Stacey Graves, who most recently served as acting deputy director of the Kansas City Police Department, has been sworn in as the department's next police chief. She was unanimously chosen by the Board of Police Commissioners for the top position during a closed door meeting Thursday.
Graves has served with the department for more than 25 years and will be the city's first female police chief to serve in a non-interim capacity.
However, the hiring process used by the Board of Police Commissioners was highly criticized due to a lack of transparency and input from the public — only one public meeting was held with the three finalists before the board made their decision. And the city has not hired an outside candidate for police chief in almost five decades.
Mayor Quinton Lucas told KCUR's Up To Date that he was opposed to closed-door meetings used in the hiring process. But he said Graves was the best choice of the candidates, and believes she can hit the ground running to address the city’s violent crime problem.

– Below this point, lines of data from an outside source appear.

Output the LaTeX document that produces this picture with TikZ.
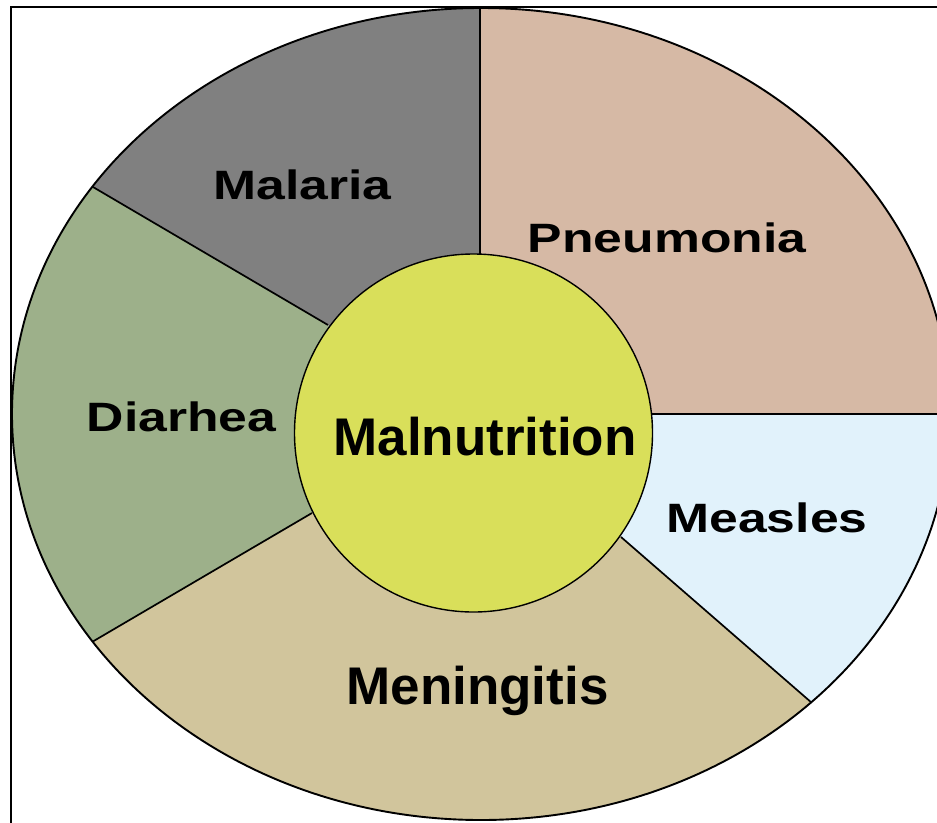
\documentclass[tikz,border=0pt]{standalone}
\usepackage{fontspec}
\usepackage{graphicx}
\setmainfont{Liberation Sans}
\definecolor{pneu}{HTML}{D6B9A5}
\definecolor{meas}{HTML}{E1F2FB}
\definecolor{meni}{HTML}{D1C59C}
\definecolor{diar}{HTML}{9DB08A}
\definecolor{mala}{HTML}{808080}
\definecolor{malnu}{HTML}{D9DF5A}
\newcommand{\widetext}[1]{\scalebox{1.26}[1]{#1}}
\tikzset{
  divider/.style={draw=black, line width=1.7pt},
  smalllabel/.style={font=\bfseries\fontsize{41}{45}\selectfont, anchor=base, inner sep=0pt},
  biglabel/.style={font=\bfseries\fontsize{53}{58}\selectfont, anchor=base, inner sep=0pt},
}
\begin{document}
\begin{tikzpicture}[x=1pt, y=-1pt]
\useasboundingbox (0,0) rectangle (937,822);
\clip (0,0) rectangle (937,822);
\fill[white] (0,0) rectangle (937,822);
% frame
\draw[line width=1.8pt] (11,1000) -- (11,7) -- (1000,7);
% key points
\coordinate (E) at (481,414);
\coordinate (C) at (473.5,433);
\coordinate (i1) at (480,254);   \coordinate (o1) at (480,-200);
\coordinate (i2) at (652,414);   \coordinate (o2) at (1300,414);
\coordinate (i3) at (621,537);   \coordinate (o3) at (1194,1035);
\coordinate (i4) at (312,513);   \coordinate (o4) at (-348,900);
\coordinate (i5) at (328,325);   \coordinate (o5) at (-377,-89);
\begin{scope}
  \clip (E) ellipse [x radius=469pt, y radius=406pt];
  \fill[pneu] (C) -- (i1) -- (o1) -- (1300,-200) -- (o2) -- (i2) -- cycle;
  \fill[meas] (C) -- (i2) -- (o2) -- (1300,1035) -- (o3) -- (i3) -- cycle;
  \fill[meni] (C) -- (i3) -- (o3) -- (1194,1300) -- (-348,1300) -- (o4) -- (i4) -- cycle;
  \fill[diar] (C) -- (i4) -- (o4) -- (-450,900) -- (-450,-89) -- (o5) -- (i5) -- cycle;
  \fill[mala] (C) -- (i5) -- (o5) -- (-377,-200) -- (o1) -- (i1) -- cycle;
  \draw[divider] (i1) -- (o1);
  \draw[divider] (i2) -- (o2);
  \draw[divider] (i3) -- (o3);
  \draw[divider] (i4) -- (o4);
  \draw[divider] (i5) -- (o5);
\end{scope}
\draw[line width=1.9pt] (E) ellipse [x radius=469pt, y radius=406pt];
\draw[fill=malnu, line width=1.4pt] (C) circle [radius=179pt];
% labels
\node[smalllabel] (malaria) at (302.5,199.5) {\widetext{Malaria}};
\node[smalllabel] (pneumonia) at (667,252) {\widetext{Pneumonia}};
\node[smalllabel] (diarhea) at (181.5,431) {\widetext{Diarhea}};
\node[smalllabel] (measles) at (767,532) {\widetext{Measles}};
\node[biglabel] (malnutrition) at (485,455) {Malnutrition};
\node[biglabel] (meningitis) at (477.5,704) {Meningitis};
\end{tikzpicture}
\end{document}
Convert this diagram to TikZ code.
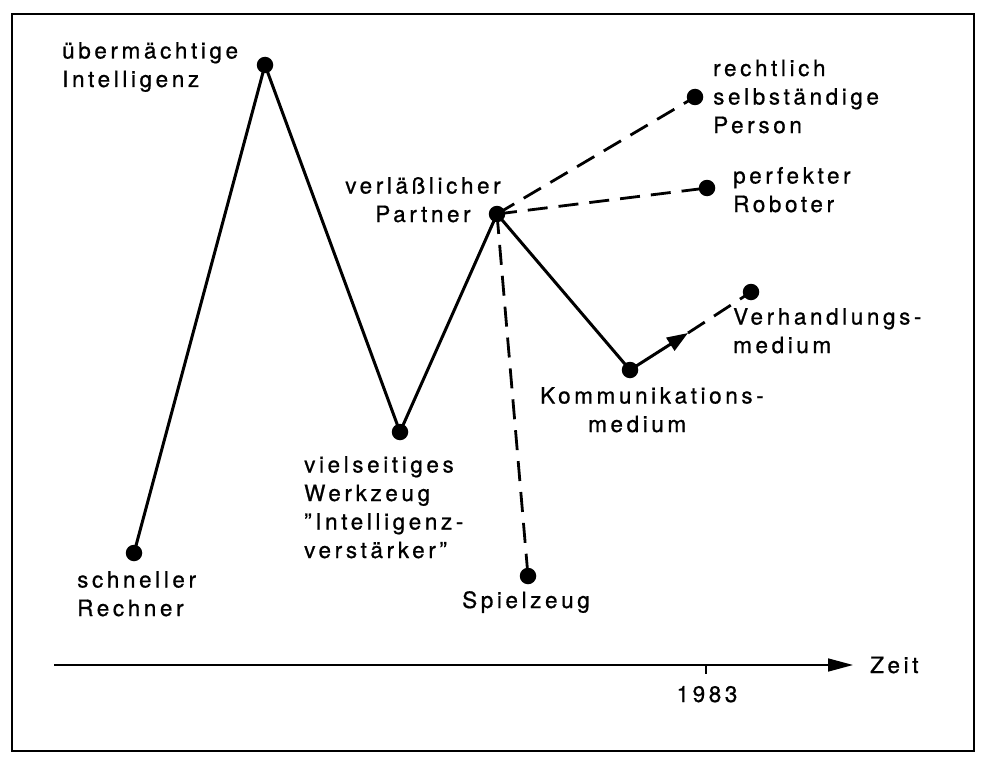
\documentclass[tikz,border=0pt]{standalone}
\usepackage{fontspec}
\setmainfont[LetterSpace=16,FakeBold=0.8]{TeX Gyre Heros}
\usetikzlibrary{arrows.meta}
\tikzset{
  dot/.style={circle,fill=black,draw=none,minimum size=16.5pt,inner sep=0pt},
  lbl/.style={inner sep=0pt,font=\fontsize{22.5pt}{28.5pt}\selectfont},
  solidline/.style={line width=3pt},
  dashline/.style={line width=2.8pt,dash pattern=on 20pt off 11pt},
}
\begin{document}
\begin{tikzpicture}[x=1pt,y=-1pt]
\useasboundingbox (0,0) rectangle (986,768);
\fill[white] (0,0) rectangle (986,768);
\draw[line width=2.2pt] (12,14) rectangle (974,751);
% dots
\node[dot] (rech) at (134,553) {};
\node[dot] (intel) at (265,65) {};
\node[dot] (werk) at (400,432) {};
\node[dot] (part) at (497,214) {};
\node[dot] (spiel) at (528,576) {};
\node[dot] (kom) at (630,370) {};
\node[dot] (verh) at (751,292) {};
\node[dot] (robo) at (707,188) {};
\node[dot] (pers) at (695,97) {};
\coordinate (tip) at (688,333);
% connectors
\draw[solidline,line join=miter] (rech.center) -- (intel.center) -- (werk.center) -- (part.center) -- (kom.center);
\draw[dashline] (part.center) -- (pers.center);
\draw[dashline] (part.center) -- (robo.center);
\draw[dashline] (part.center) -- (spiel.center);
\draw[solidline,-{Triangle[length=21pt,width=15pt]}] (kom.center) -- (tip);
\draw[dashline,dash phase=0pt] (tip) -- (verh.center);
% axis
\coordinate (axL) at (54,665);
\coordinate (axR) at (853,665);
\coordinate (tk) at (706,665);
\coordinate (tkb) at (706,674);
\draw[line width=1.6pt,-{Triangle[length=25pt,width=13pt]}] (axL) -- (axR);
\draw[line width=1.6pt] (tk) -- (tkb);
\node[lbl,anchor=base west] (zeit) at (870,673) {Zeit};
\node[lbl,anchor=base] (jahr) at (707,702) {1983};
% labels (base anchor = baseline of last line)
\node[lbl,anchor=base west,align=left] (l1) at (62,87) {übermächtige\\Intelligenz};
\node[lbl,anchor=base west,align=left] (l2) at (77,616) {schneller\\Rechner};
\node[lbl,anchor=base west,align=left] (l3) at (304,558) {vielseitiges\\Werkzeug\\”Intelligenz-\\verstärker”};
\node[lbl,anchor=base,align=center] (l4) at (423,222) {verläßlicher\\Partner};
\node[lbl,anchor=base west] (l5) at (462,608) {Spielzeug};
\node[lbl,anchor=base west,align=left] (l6) at (540,432) {Kommunikations-\\\hspace*{48pt}medium};
\node[lbl,anchor=base west,align=left] (l7) at (733,353) {Verhandlungs-\\medium};
\node[lbl,anchor=base west,align=left] (l8) at (733,212) {perfekter\\Roboter};
\node[lbl,anchor=base west,align=left] (l9) at (713,133) {rechtlich\\selbständige\\Person};
\end{tikzpicture}
\end{document}
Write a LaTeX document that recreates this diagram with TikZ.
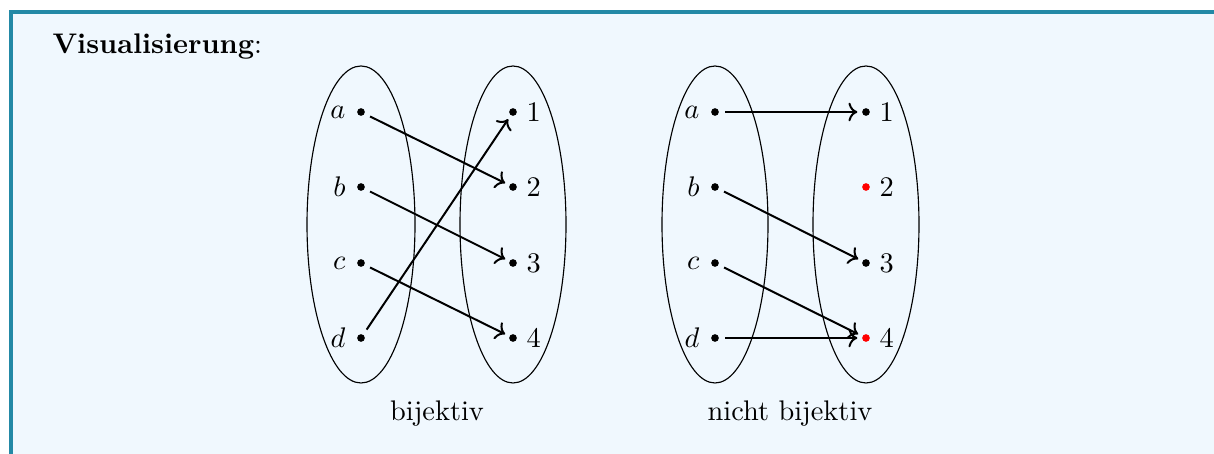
\documentclass[tikz,border=0pt]{standalone}
\usetikzlibrary{arrows.meta}
\definecolor{boxbg}{RGB}{240,248,254}
\definecolor{boxframe}{RGB}{35,137,166}
\begin{document}
\begin{tikzpicture}[x=0.3525pt,y=-0.3525pt,
  pt/.style={circle,fill=black,inner sep=0pt,minimum size=2.7pt},
  redpt/.style={circle,fill=red,inner sep=0pt,minimum size=2.7pt},
  lab/.style={inner sep=0pt},
  maparrow/.style={->,line width=0.7pt,shorten <=2pt,shorten >=1.5pt}]
\useasboundingbox (0,0) rectangle (1214,454);
% box
\fill[boxbg] (9,10) rectangle (1214,454);
\fill[boxframe] (9,10) rectangle (1214,14);
\fill[boxframe] (9,10) rectangle (13,454);
\node[lab,anchor=base west] (title) at (52,54) {\textbf{Visualisierung}:};

% ---------- bijektiv ----------
\draw[thin] (361,224.5) ellipse [x radius=54,y radius=158.5];
\draw[thin] (513,224.5) ellipse [x radius=53,y radius=158.5];
\foreach \n/\y in {a/112,b/187,c/263,d/338}{
  \node[pt] (L\n) at (361,\y) {};
  \node[lab,anchor=east] (LT\n) at (346,\y) {$\n$};
}
\foreach \n/\y in {1/112,2/187,3/263,4/338}{
  \node[pt] (R\n) at (513,\y) {};
  \node[lab,anchor=west] (RT\n) at (526,\y) {$\n$};
}
\draw[maparrow] (La) -- (R2);
\draw[maparrow] (Lb) -- (R3);
\draw[maparrow] (Lc) -- (R4);
\draw[maparrow] (Ld) -- (R1);
\node[lab,anchor=base] (cap1) at (437,421) {bijektiv};

% ---------- nicht bijektiv ----------
\draw[thin] (715,224.5) ellipse [x radius=53,y radius=158.5];
\draw[thin] (866,224.5) ellipse [x radius=53,y radius=158.5];
\foreach \n/\y in {a/112,b/187,c/263,d/338}{
  \node[pt] (M\n) at (715,\y) {};
  \node[lab,anchor=east] (MT\n) at (700,\y) {$\n$};
}
\node[pt] (S1) at (866,112) {};
\node[redpt] (S2) at (866,187) {};
\node[pt] (S3) at (866,263) {};
\node[redpt] (S4) at (866,338) {};
\foreach \n/\y in {1/112,2/187,3/263,4/338}{
  \node[lab,anchor=west] (ST\n) at (879,\y) {$\n$};
}
\draw[maparrow] (Ma) -- (S1);
\draw[maparrow] (Mb) -- (S3);
\draw[maparrow] (Mc) -- (S4);
\draw[maparrow] (Md) -- (S4);
\node[lab,anchor=base] (cap2) at (790,421) {nicht bijektiv};
\end{tikzpicture}
\end{document}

“We all were interested in at least new ideas, new voices, it was our view ultimately that Stacey Graves, although an internal candidate, did present a lot of those change ideas that could help Kansas City long term," Lucas said.
Ryan Sorrell, founder of the Kansas City Defender, said that the hiring of Graves is an "indictment" of the department.
“That means that she’s been there in positions of authority for the former regimes and did nothing to speak out against the blatant and pernicious racism, the violent misogyny, the coverups," Sorrell said.